PHILOMENA, una storia vera


PHILOMENA, una storia vera
Philomena. È la storia vera di una madre alla ricerca del figlio che le è stato portato via contro la sua volontà, narrata nel libro "The Lost Child of Philomena Lee" di Martin Sixsmith nel 2009 e portata allo schermo nel 2012, in modo cronachistico dal regista britannico Stephen Frears (regista di film memorabili quali: Liam, The Queen, Tamara Drew ed altri).

Philomena ha ricevuto il premio per la migliore sceneggiatura alla mostra del cinema di Venezia 2013 e diversi altri riconoscimenti e ha riscosso ampi consensi di pubblico.

Nella cattolica e bigotta Irlanda del 1952 Philomena resta incinta da adolescente. La famiglia la ripudia e la chiude in un convento di suore a Roscrea. La ragazza partorirà un bambino che, dopo pochi anni, le viene sottratto e dato in adozione. La cupa atmosfera iniziale di repressione e condanna incondizionata di chi ha peccato, concependo al di fuori del matrimonio e contro gli insegnamenti della chiesa, richiama alla mente un altro drammatico film sullo stesso argomento: Magdalene (2002), lungometraggio scritto e diretto da Peter Mullan, presentato in anteprima mondiale a Venezia, e premiato con il Leone d'oro. Però, mentre il lungometraggio di Mullan è una denuncia dei trattamenti inumani subiti da ragazze madri nella stessa Irlanda cattolica e nello stesso periodo storico, Philomena invece è la narrazione veritiera della ricerca del figlio da parte di una madre .

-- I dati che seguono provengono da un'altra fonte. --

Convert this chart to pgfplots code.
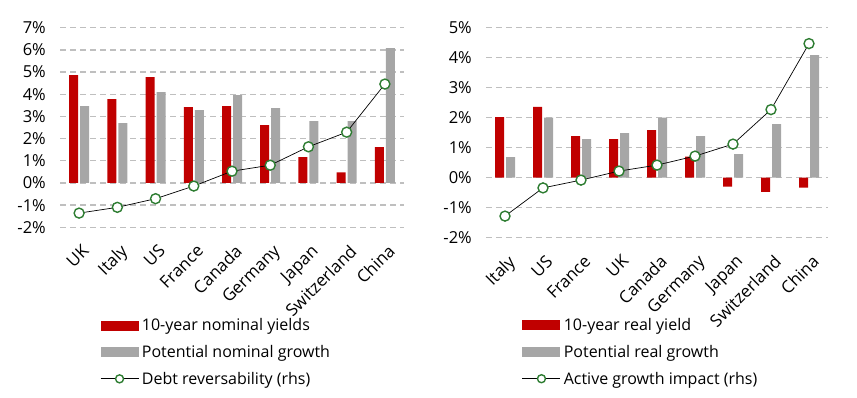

"Incontrando la vera Philomena Lee- dice Frears- ero sorpreso dal fatto che volesse venire sul set, cosa che ha fatto il giorno in cui veniva girata la scena terribile della lavanderia. Philomena è una donna magnifica, priva di autocommiserazione, che continua ad avere la fede nonostante le ingiustizie subite". Sta proprio nella chiusura di questa dichiarazione il senso profondo di un film che sa commuovere, far pensare e anche divertire. Il personaggio esemplare di Philomena, donna semplice, spiritosa e perspicace, che per certi aspetti ricorda la Filomena Marturano di Eduardo De Filippo, ha trovato in Judy Dench, un'interprete eccezionale. Nel suo viaggio negli States, dove il figlio dovrebbe trovarsi, in quanto adottato da una coppia statunitense, le fa da guida il giornalista Martin (un formidabile Steve Coogan). I due sono agli antipodi per concezione di vita, Martin non crede in Dio ed ha scarsa fiducia anche negli uomini. Philomena che avrebbe mille ragioni per essere divenuta atea, non lo è. Perché è riuscita, anche nella sofferenza più profonda, a non confondere Dio con coloro che hanno talvolta la pretesa di rappresentarlo. Lei è sempre pronta a capire e perdonare. I rapporti tra questi due personaggi osservati nei diversi momenti del viaggio-ricerca costituiscono la parte più interessante e saporosa del lungometraggio. L'anima del film sta tutta nel confronto psicologico e culturale tra il giornalista e l'anziana donna, riassumibile efficacemente nella formula usata dallo stesso Coogan: “Un confronto tra intelletto e intuito”.

Alla fine, diversi luoghi comuni sulla remissività e semplicità del credente si infrangono sul volto consapevole e saggio di Philomena, colei che sa vedere nel cuore delle cose con intuito, mentre il più cinico e “maturo” Martin si fa condizionare dai pregiudizi e dalle sovrastrutture intellettuali.